Will you output the entries below exactly, skipping every image they contain?

BEGIN DATA FOR THIS EXERCISE

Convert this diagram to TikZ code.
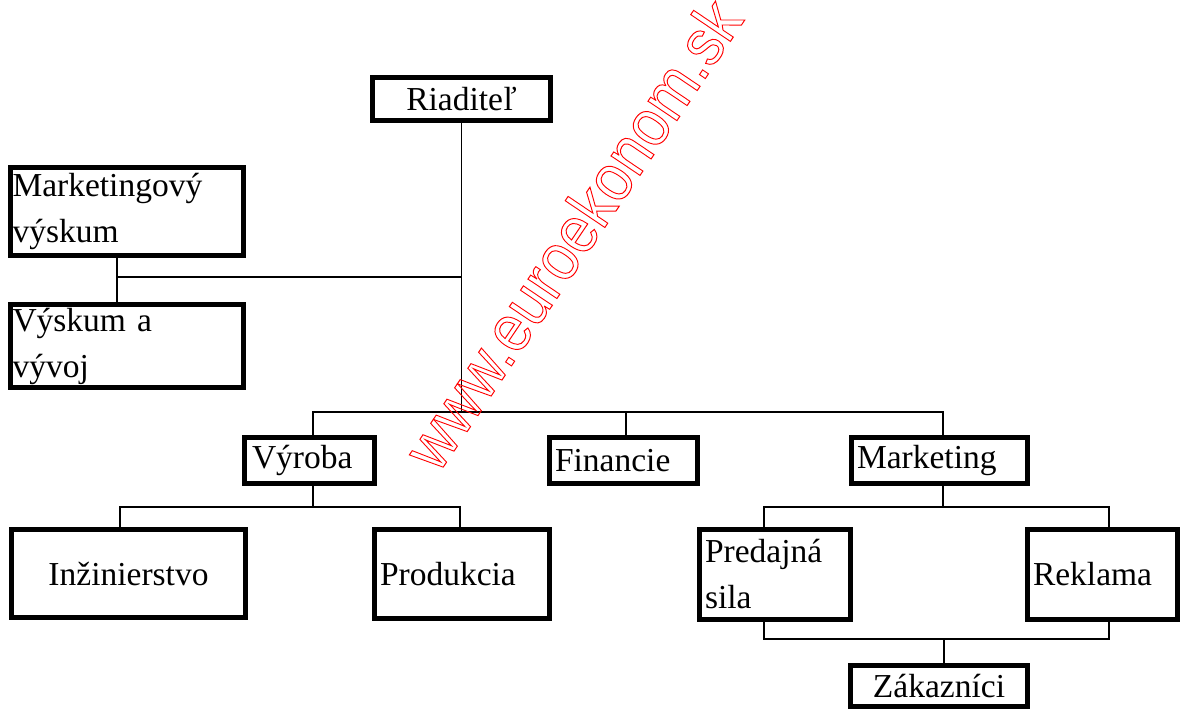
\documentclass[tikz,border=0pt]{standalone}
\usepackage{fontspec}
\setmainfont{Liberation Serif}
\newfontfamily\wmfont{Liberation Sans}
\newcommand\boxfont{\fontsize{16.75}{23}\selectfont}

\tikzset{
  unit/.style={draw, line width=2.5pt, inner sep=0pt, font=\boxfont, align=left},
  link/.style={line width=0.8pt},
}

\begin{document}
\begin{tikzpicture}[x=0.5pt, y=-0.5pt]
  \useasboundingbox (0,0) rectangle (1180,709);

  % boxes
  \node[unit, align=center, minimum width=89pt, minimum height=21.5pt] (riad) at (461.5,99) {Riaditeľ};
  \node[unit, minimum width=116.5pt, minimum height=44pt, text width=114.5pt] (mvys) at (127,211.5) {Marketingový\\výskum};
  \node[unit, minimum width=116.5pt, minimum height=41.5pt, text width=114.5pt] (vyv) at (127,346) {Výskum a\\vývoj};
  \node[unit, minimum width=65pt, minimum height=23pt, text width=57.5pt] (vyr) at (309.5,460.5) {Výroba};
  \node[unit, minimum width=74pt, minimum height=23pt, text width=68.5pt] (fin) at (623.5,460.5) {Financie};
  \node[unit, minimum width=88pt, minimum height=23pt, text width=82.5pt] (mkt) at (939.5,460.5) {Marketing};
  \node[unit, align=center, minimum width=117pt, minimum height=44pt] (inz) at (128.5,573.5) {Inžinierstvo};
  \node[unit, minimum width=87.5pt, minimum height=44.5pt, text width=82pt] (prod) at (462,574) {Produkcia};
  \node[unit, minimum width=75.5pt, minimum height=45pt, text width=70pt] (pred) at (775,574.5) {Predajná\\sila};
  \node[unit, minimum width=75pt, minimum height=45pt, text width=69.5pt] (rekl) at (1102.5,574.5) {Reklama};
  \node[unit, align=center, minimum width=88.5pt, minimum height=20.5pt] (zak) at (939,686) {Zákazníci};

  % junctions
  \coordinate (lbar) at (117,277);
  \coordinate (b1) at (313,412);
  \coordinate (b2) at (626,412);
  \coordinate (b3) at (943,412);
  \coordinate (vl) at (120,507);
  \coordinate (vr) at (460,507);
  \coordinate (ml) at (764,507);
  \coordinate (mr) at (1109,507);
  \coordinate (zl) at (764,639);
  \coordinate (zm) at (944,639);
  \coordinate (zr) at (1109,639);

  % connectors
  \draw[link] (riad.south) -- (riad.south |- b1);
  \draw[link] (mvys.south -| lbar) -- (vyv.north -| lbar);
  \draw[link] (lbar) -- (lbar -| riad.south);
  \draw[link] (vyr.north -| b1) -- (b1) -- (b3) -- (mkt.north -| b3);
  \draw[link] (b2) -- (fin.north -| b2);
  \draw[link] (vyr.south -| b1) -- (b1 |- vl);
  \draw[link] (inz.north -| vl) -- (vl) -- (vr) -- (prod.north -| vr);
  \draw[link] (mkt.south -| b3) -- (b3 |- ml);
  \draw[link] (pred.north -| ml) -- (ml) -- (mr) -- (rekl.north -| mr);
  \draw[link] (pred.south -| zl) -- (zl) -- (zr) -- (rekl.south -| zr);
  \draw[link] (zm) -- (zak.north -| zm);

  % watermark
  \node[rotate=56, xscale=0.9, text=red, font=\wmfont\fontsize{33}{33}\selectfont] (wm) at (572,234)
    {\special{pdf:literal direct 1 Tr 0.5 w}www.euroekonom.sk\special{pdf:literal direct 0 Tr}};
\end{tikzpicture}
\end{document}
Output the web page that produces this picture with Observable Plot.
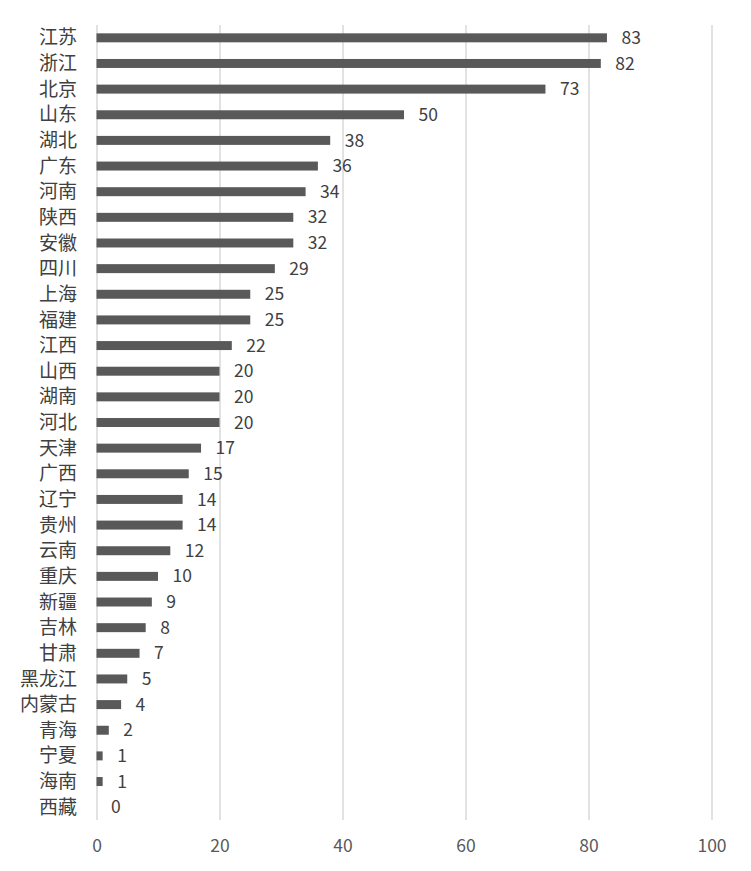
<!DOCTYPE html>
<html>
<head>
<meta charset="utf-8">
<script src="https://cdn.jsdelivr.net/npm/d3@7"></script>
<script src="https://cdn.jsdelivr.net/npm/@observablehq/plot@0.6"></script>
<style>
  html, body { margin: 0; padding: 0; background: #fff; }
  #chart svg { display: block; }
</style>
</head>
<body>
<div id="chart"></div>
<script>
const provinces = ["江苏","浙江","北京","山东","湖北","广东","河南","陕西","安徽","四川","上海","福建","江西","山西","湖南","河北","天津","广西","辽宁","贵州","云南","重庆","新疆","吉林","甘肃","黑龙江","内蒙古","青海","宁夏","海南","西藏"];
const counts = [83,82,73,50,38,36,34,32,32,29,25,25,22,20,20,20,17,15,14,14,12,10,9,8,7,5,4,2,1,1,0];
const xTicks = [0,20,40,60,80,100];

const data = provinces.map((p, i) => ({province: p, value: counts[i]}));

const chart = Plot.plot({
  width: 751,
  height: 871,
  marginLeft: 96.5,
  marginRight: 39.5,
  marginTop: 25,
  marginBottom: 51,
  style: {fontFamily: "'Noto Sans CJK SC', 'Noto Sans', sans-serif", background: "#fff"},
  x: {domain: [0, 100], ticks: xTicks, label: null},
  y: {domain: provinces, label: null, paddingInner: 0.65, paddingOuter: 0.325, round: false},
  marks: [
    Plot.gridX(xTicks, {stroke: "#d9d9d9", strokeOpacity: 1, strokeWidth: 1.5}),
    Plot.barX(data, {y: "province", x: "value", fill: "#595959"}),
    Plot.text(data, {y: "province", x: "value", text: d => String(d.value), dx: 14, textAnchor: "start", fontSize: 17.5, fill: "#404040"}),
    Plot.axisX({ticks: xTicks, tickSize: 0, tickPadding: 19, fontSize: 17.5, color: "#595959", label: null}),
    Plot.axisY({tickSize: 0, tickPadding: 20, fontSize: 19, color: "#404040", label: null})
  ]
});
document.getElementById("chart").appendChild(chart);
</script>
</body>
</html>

END DATA FOR THIS EXERCISE

▶ _WRITTEN SOLUTION_:
Convert this diagram to TikZ code.
\documentclass[tikz,border=0pt]{standalone}
\usepackage{fontspec}
\setmainfont{Liberation Serif}
\newfontfamily\wmfont{Liberation Sans}
\newcommand\boxfont{\fontsize{16.75}{23}\selectfont}

\tikzset{
  unit/.style={draw, line width=2.5pt, inner sep=0pt, font=\boxfont, align=left},
  link/.style={line width=0.8pt},
}

\begin{document}
\begin{tikzpicture}[x=0.5pt, y=-0.5pt]
  \useasboundingbox (0,0) rectangle (1180,709);

  % boxes
  \node[unit, align=center, minimum width=89pt, minimum height=21.5pt] (riad) at (461.5,99) {Riaditeľ};
  \node[unit, minimum width=116.5pt, minimum height=44pt, text width=114.5pt] (mvys) at (127,211.5) {Marketingový\\výskum};
  \node[unit, minimum width=116.5pt, minimum height=41.5pt, text width=114.5pt] (vyv) at (127,346) {Výskum a\\vývoj};
  \node[unit, minimum width=65pt, minimum height=23pt, text width=57.5pt] (vyr) at (309.5,460.5) {Výroba};
  \node[unit, minimum width=74pt, minimum height=23pt, text width=68.5pt] (fin) at (623.5,460.5) {Financie};
  \node[unit, minimum width=88pt, minimum height=23pt, text width=82.5pt] (mkt) at (939.5,460.5) {Marketing};
  \node[unit, align=center, minimum width=117pt, minimum height=44pt] (inz) at (128.5,573.5) {Inžinierstvo};
  \node[unit, minimum width=87.5pt, minimum height=44.5pt, text width=82pt] (prod) at (462,574) {Produkcia};
  \node[unit, minimum width=75.5pt, minimum height=45pt, text width=70pt] (pred) at (775,574.5) {Predajná\\sila};
  \node[unit, minimum width=75pt, minimum height=45pt, text width=69.5pt] (rekl) at (1102.5,574.5) {Reklama};
  \node[unit, align=center, minimum width=88.5pt, minimum height=20.5pt] (zak) at (939,686) {Zákazníci};

  % junctions
  \coordinate (lbar) at (117,277);
  \coordinate (b1) at (313,412);
  \coordinate (b2) at (626,412);
  \coordinate (b3) at (943,412);
  \coordinate (vl) at (120,507);
  \coordinate (vr) at (460,507);
  \coordinate (ml) at (764,507);
  \coordinate (mr) at (1109,507);
  \coordinate (zl) at (764,639);
  \coordinate (zm) at (944,639);
  \coordinate (zr) at (1109,639);

  % connectors
  \draw[link] (riad.south) -- (riad.south |- b1);
  \draw[link] (mvys.south -| lbar) -- (vyv.north -| lbar);
  \draw[link] (lbar) -- (lbar -| riad.south);
  \draw[link] (vyr.north -| b1) -- (b1) -- (b3) -- (mkt.north -| b3);
  \draw[link] (b2) -- (fin.north -| b2);
  \draw[link] (vyr.south -| b1) -- (b1 |- vl);
  \draw[link] (inz.north -| vl) -- (vl) -- (vr) -- (prod.north -| vr);
  \draw[link] (mkt.south -| b3) -- (b3 |- ml);
  \draw[link] (pred.north -| ml) -- (ml) -- (mr) -- (rekl.north -| mr);
  \draw[link] (pred.south -| zl) -- (zl) -- (zr) -- (rekl.south -| zr);
  \draw[link] (zm) -- (zak.north -| zm);

  % watermark
  \node[rotate=56, xscale=0.9, text=red, font=\wmfont\fontsize{33}{33}\selectfont] (wm) at (572,234)
    {\special{pdf:literal direct 1 Tr 0.5 w}www.euroekonom.sk\special{pdf:literal direct 0 Tr}};
\end{tikzpicture}
\end{document}
Output the web page that produces this picture with Observable Plot.
<!DOCTYPE html>
<html>
<head>
<meta charset="utf-8">
<script src="https://cdn.jsdelivr.net/npm/d3@7"></script>
<script src="https://cdn.jsdelivr.net/npm/@observablehq/plot@0.6"></script>
<style>
  html, body { margin: 0; padding: 0; background: #fff; }
  #chart svg { display: block; }
</style>
</head>
<body>
<div id="chart"></div>
<script>
const provinces = ["江苏","浙江","北京","山东","湖北","广东","河南","陕西","安徽","四川","上海","福建","江西","山西","湖南","河北","天津","广西","辽宁","贵州","云南","重庆","新疆","吉林","甘肃","黑龙江","内蒙古","青海","宁夏","海南","西藏"];
const counts = [83,82,73,50,38,36,34,32,32,29,25,25,22,20,20,20,17,15,14,14,12,10,9,8,7,5,4,2,1,1,0];
const xTicks = [0,20,40,60,80,100];

const data = provinces.map((p, i) => ({province: p, value: counts[i]}));

const chart = Plot.plot({
  width: 751,
  height: 871,
  marginLeft: 96.5,
  marginRight: 39.5,
  marginTop: 25,
  marginBottom: 51,
  style: {fontFamily: "'Noto Sans CJK SC', 'Noto Sans', sans-serif", background: "#fff"},
  x: {domain: [0, 100], ticks: xTicks, label: null},
  y: {domain: provinces, label: null, paddingInner: 0.65, paddingOuter: 0.325, round: false},
  marks: [
    Plot.gridX(xTicks, {stroke: "#d9d9d9", strokeOpacity: 1, strokeWidth: 1.5}),
    Plot.barX(data, {y: "province", x: "value", fill: "#595959"}),
    Plot.text(data, {y: "province", x: "value", text: d => String(d.value), dx: 14, textAnchor: "start", fontSize: 17.5, fill: "#404040"}),
    Plot.axisX({ticks: xTicks, tickSize: 0, tickPadding: 19, fontSize: 17.5, color: "#595959", label: null}),
    Plot.axisY({tickSize: 0, tickPadding: 20, fontSize: 19, color: "#404040", label: null})
  ]
});
document.getElementById("chart").appendChild(chart);
</script>
</body>
</html>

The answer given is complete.